Jika lidah bisa melukai, apakah ia juga bisa memimpin? Inilah pahitnya lidah pejabat yang bisa menjatuhkannya lebih cepat daripada kebijakan yang gagal. Ketika pejabat gagal merawat kata yang keluar dari lidahnya, maka bisa dipastikan bahwa kualitas public speaking pejabat tersebut jelas-jelas buruk.
Dalam komunikasi politik, kata bukan sekadar kalimat, melainkan instrumen kekuasaan. Negara bisa terjebak dalam krisis karena krisis tutur kata para pejabatnya. Lalu, bagaimana jika seorang pemimpin gagal merawat kata?
Inilah saatnya kita bicara tentang diplomasi lidah dan retorika sebagai seni kepemimpinan. Memahami diplomasi lidah berarti memahami retorika sebagai inti kepemimpinan, bukan sekadar hiasan.
Diplomasi lidah bukan sekadar kemampuan berbicara, melainkan keterampilan menggunakan kata-kata sebagai alat membangun jembatan, meredakan konflik, dan menciptakan kesepahaman. Seperti halnya diplomasi antarnegara yang mengandalkan negosiasi, diplomasi lidah bekerja di ranah komunikasi sehari-hari—baik oleh pejabat publik, pemimpin organisasi, maupun individu. Intinya adalah bagaimana lidah (ucapan) bisa menjadi alat persuasif untuk meraih kepercayaan, simpati, dan dukungan.
Dalam politik praktis, diplomasi lidah bisa berupa pidato yang menyejukkan hati rakyat. Dalam kehidupan sosial, ia tampak ketika seseorang mampu menyatukan kelompok yang berbeda pendapat tanpa menyinggung salah satu pihak. Dalam kepemimpinan, diplomasi lidah berarti memilih kata yang tepat pada waktu yang tepat, untuk tujuan yang lebih besar daripada sekadar menyenangkan telinga.
Sementara itu, retorika adalah seni berbicara yang terarah, sistematis, dan penuh perhitungan. Retorika bukan hanya bagaimana seseorang berbicara dengan indah, tetapi bagaimana isi, emosi, dan logika diolah menjadi pesan yang mampu menggerakkan orang lain. Karena itu, sangat wajar jika retorika ditempatkan sebagai salah satu instrumen utama seorang pemimpin. Pemimpin dengan retorika kuat bisa menyatukan visi bersama, bahkan di tengah situasi yang memecah belah.
Jika diplomasi lidah adalah tujuan (mencapai kesepahaman, menjaga harmoni, atau meredakan ketegangan), maka retorika adalah alat untuk mencapainya. Retorika membuat diplomasi lidah tidak jatuh pada basa-basi kosong, melainkan menjadi seni kepemimpinan yang nyata: kata-kata yang melahirkan tindakan, ucapan yang menumbuhkan kepercayaan.
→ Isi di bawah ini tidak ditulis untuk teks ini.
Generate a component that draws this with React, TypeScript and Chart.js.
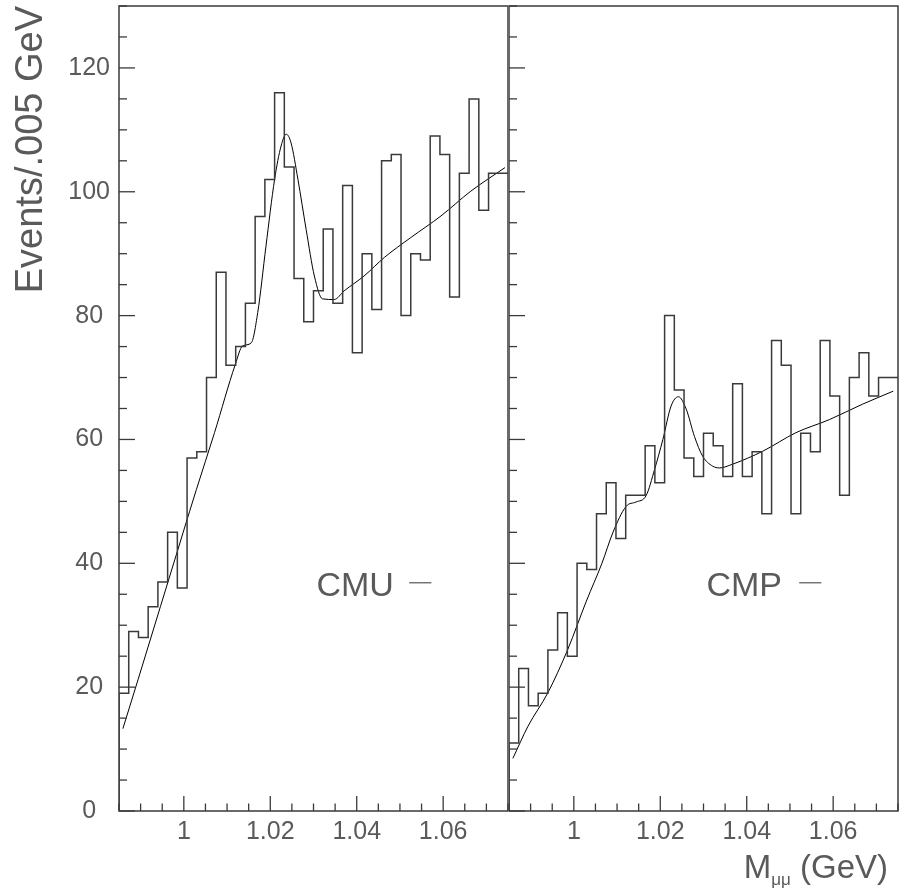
import React, { useEffect, useRef } from 'react';
import { Chart, registerables } from 'chart.js';

Chart.register(...registerables);

// ---------- data ----------
const BIN_LOW = 0.985; // GeV, low edge of first bin
const BIN_WIDTH = 0.00225; // GeV
const X_MIN = 0.985;
const X_MAX = 1.075;
const Y_MIN = 0;
const Y_MAX = 130;

const cmuCounts = [
  0, 19, 29, 28, 33, 37, 45, 36, 57, 58,
  70, 87, 72, 75, 82, 96, 102, 116, 104, 86,
  79, 84, 94, 82, 101, 74, 90, 81, 105, 106,
  80, 90, 89, 109, 106, 83, 103, 115, 97, 103,
];

const cmpCounts = [
  0, 11, 23, 17, 19, 26, 32, 25, 40, 39,
  48, 53, 44, 51, 51, 59, 53, 80, 68, 57,
  54, 61, 59, 54, 69, 54, 58, 48, 76, 72,
  48, 61, 58, 76, 67, 51, 70, 74, 67, 70,
];

const cmuFitMass = [
  0.9859, 0.9894, 0.9998, 1.0029, 1.0071, 1.0119, 1.0136, 1.0156, 1.0171, 1.019,
  1.021, 1.0225, 1.0237, 1.0248, 1.0264, 1.0283, 1.0302, 1.0321, 1.0348, 1.0371,
  1.0417, 1.0464, 1.0525, 1.0595, 1.0664, 1.0743,
];
const cmuFitValue = [
  13.3, 21.2, 44.9, 51.9, 61.1, 72.1, 75.1, 75.6, 80.5, 91.2,
  102, 107.4, 109.3, 107.9, 102, 93.9, 86.4, 82.7, 82.6, 84.0,
  86.4, 89.4, 92.6, 96.1, 100.1, 103.9,
];

const cmpFitMass = [
  0.9859, 0.9894, 0.994, 0.9986, 1.0029, 1.0065, 1.009, 1.0121, 1.0144, 1.0167,
  1.0187, 1.0206, 1.0225, 1.0242, 1.026, 1.0279, 1.0298, 1.0321, 1.0337, 1.0367,
  1.0437, 1.0514, 1.0591, 1.0668, 1.0739,
];
const cmpFitValue = [
  8.5, 13.7, 19.1, 26.1, 33.9, 40.0, 44.9, 49.2, 49.9, 50.9,
  55.2, 60.0, 65.4, 66.9, 64.9, 60.5, 57.3, 55.7, 55.4, 56.0,
  58.1, 61.1, 63.2, 65.7, 67.8,
];

const xTickLabels = [1, 1.02, 1.04, 1.06];
const yTickLabels = [0, 20, 40, 60, 80, 100, 120];
const X_MINOR_STEP = 0.005;
const Y_MINOR_STEP = 5;

// ---------- helpers ----------
const FONT = '"Liberation Sans", Arial, sans-serif';
const TEXT_COLOR = '#5a5a5a';
const LINE_COLOR = '#3a3a3a';

const isXLabel = (v: number) => xTickLabels.some((t) => Math.abs(t - v) < 1e-6);
const isYLabel = (v: number) => yTickLabels.some((t) => Math.abs(t - v) < 1e-6);

function histPoints(counts: number[]) {
  const pts = counts.map((c, i) => ({ x: BIN_LOW + i * BIN_WIDTH, y: c }));
  pts.push({ x: BIN_LOW + counts.length * BIN_WIDTH, y: counts[counts.length - 1] });
  return pts;
}

function fitPoints(mass: number[], value: number[]) {
  return mass.map((m, i) => ({ x: m, y: value[i] }));
}

const decorPlugin = {
  id: 'panelDecor',
  afterDraw(chart: any, _args: any, opts: any) {
    const { ctx, chartArea: a, scales } = chart;
    const xs = scales.x;
    const ys = scales.y;
    ctx.save();
    ctx.strokeStyle = LINE_COLOR;
    ctx.lineWidth = 1.3;
    // inward x ticks
    xs.ticks.forEach((t: any) => {
      const px = xs.getPixelForValue(t.value);
      const len = isXLabel(t.value) ? 15 : 7.5;
      ctx.beginPath();
      ctx.moveTo(px, a.bottom);
      ctx.lineTo(px, a.bottom - len);
      ctx.stroke();
    });
    // inward y ticks
    ys.ticks.forEach((t: any) => {
      const py = ys.getPixelForValue(t.value);
      const len = isYLabel(t.value) ? 16 : 8;
      ctx.beginPath();
      ctx.moveTo(a.left, py);
      ctx.lineTo(a.left + len, py);
      ctx.stroke();
    });
    // frame
    ctx.lineWidth = 1.5;
    ctx.strokeRect(a.left, a.top, a.right - a.left, a.bottom - a.top);

    // panel label
    const w = a.right - a.left;
    const h = a.bottom - a.top;
    ctx.fillStyle = TEXT_COLOR;
    ctx.font = `34px ${FONT}`;
    ctx.textBaseline = 'alphabetic';
    ctx.textAlign = 'left';
    ctx.fillText(opts.label, a.left + 0.5075 * w, a.top + 0.733 * h);
    ctx.strokeStyle = '#555';
    ctx.lineWidth = 1.2;
    ctx.beginPath();
    const dy = a.top + 0.7165 * h;
    ctx.moveTo(a.left + 0.746 * w, dy);
    ctx.lineTo(a.left + 0.803 * w, dy);
    ctx.stroke();

    if (opts.xTitle) {
      const big = `33px ${FONT}`;
      const small = `17px ${FONT}`;
      ctx.font = big;
      const wM = ctx.measureText('M').width;
      const wRest = ctx.measureText(' (GeV)').width;
      ctx.font = small;
      const wSub = ctx.measureText('\u03bc\u03bc').width;
      const endX = a.right - 10;
      let x = endX - (wM + wSub + wRest);
      const base = 878;
      ctx.font = big;
      ctx.fillText('M', x, base);
      x += wM;
      ctx.font = small;
      ctx.fillText('\u03bc\u03bc', x, base + 7);
      x += wSub;
      ctx.font = big;
      ctx.fillText(' (GeV)', x, base);
    }
    ctx.restore();
  },
};

function makeConfig(counts: number[], fitM: number[], fitV: number[], isLeft: boolean, label: string) {
  return {
    type: 'line',
    data: {
      datasets: [
        {
          label: label + ' data',
          data: histPoints(counts),
          stepped: 'after',
          borderColor: LINE_COLOR,
          borderWidth: 1.5,
          pointRadius: 0,
          fill: false,
        },
        {
          label: label + ' fit',
          data: fitPoints(fitM, fitV),
          borderColor: '#000000',
          borderWidth: 1,
          pointRadius: 0,
          fill: false,
          cubicInterpolationMode: 'monotone',
        },
      ],
    },
    options: {
      responsive: false,
      animation: false,
      events: [],
      layout: { padding: { top: 6, right: 1, left: 0, bottom: 0 } },
      plugins: {
        legend: { display: false },
        tooltip: { enabled: false },
        panelDecor: { label, xTitle: !isLeft },
      },
      scales: {
        x: {
          type: 'linear',
          min: X_MIN,
          max: X_MAX,
          grid: { display: false, drawTicks: false },
          border: { display: false },
          afterFit: (s: any) => {
            s.height = 81;
            s.paddingLeft = 0;
            s.paddingRight = 0;
          },
          ticks: {
            stepSize: X_MINOR_STEP,
            autoSkip: false,
            maxRotation: 0,
            padding: 6,
            color: TEXT_COLOR,
            font: { family: FONT, size: 25 },
            callback: (v: number) => (isXLabel(v) ? String(Math.round(v * 100) / 100) : ''),
          },
        },
        y: {
          type: 'linear',
          min: Y_MIN,
          max: Y_MAX,
          grid: { display: false, drawTicks: false },
          border: { display: false },
          afterFit: (s: any) => {
            s.width = isLeft ? 119 : 0;
            s.paddingTop = 0;
            s.paddingBottom = 0;
          },
          title: {
            display: isLeft,
            text: 'Events/.005 GeV',
            align: 'end',
            color: TEXT_COLOR,
            font: { family: FONT, size: 38 },
            padding: { top: 9, bottom: 0 },
          },
          ticks: {
            display: isLeft,
            stepSize: Y_MINOR_STEP,
            autoSkip: false,
            crossAlign: 'center',
            padding: 9,
            color: TEXT_COLOR,
            font: { family: FONT, size: 25 },
            callback: (v: number) => (isYLabel(v) ? String(v) : ''),
          },
        },
      },
    },
    plugins: [decorPlugin],
  };
}

export default function App() {
  const leftRef = useRef<HTMLCanvasElement>(null);
  const rightRef = useRef<HTMLCanvasElement>(null);

  useEffect(() => {
    const left = new Chart(leftRef.current as HTMLCanvasElement, makeConfig(cmuCounts, cmuFitMass, cmuFitValue, true, 'CMU') as any);
    const right = new Chart(rightRef.current as HTMLCanvasElement, makeConfig(cmpCounts, cmpFitMass, cmpFitValue, false, 'CMP') as any);
    return () => {
      left.destroy();
      right.destroy();
    };
  }, []);

  return (
    <div style={{ position: 'absolute', left: 0, top: 0, width: 899, height: 892, background: '#ffffff', overflow: 'hidden' }}>
      <canvas ref={leftRef} width={509} height={892} style={{ position: 'absolute', left: 0, top: 0, width: 509, height: 892 }} />
      <canvas ref={rightRef} width={390} height={892} style={{ position: 'absolute', left: 509, top: 0, width: 390, height: 892 }} />
    </div>
  );
}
Dengan kata lain, diplomasi lidah mengajarkan “mengapa kita perlu berbicara dengan bijak,” sementara retorika menunjukkan “bagaimana cara melakukannya.”
Membuka Kotak Pandora
Fenomena ini menunjukkan betapa sebuah kalimat bisa menimbulkan luka simbolis. Guru merasa dituntut pada standar moral tidak realistis, sementara problem struktural seperti gaji rendah dan beban administrasi justru terabaikan. Dari sisi komunikasi, pesan yang dimaksudkan mulia berubah menjadi serangan personal. Ini memperlihatkan kelemahan pejabat dalam melakukan audience analysis: mereka gagal membaca sensitivitas audiens.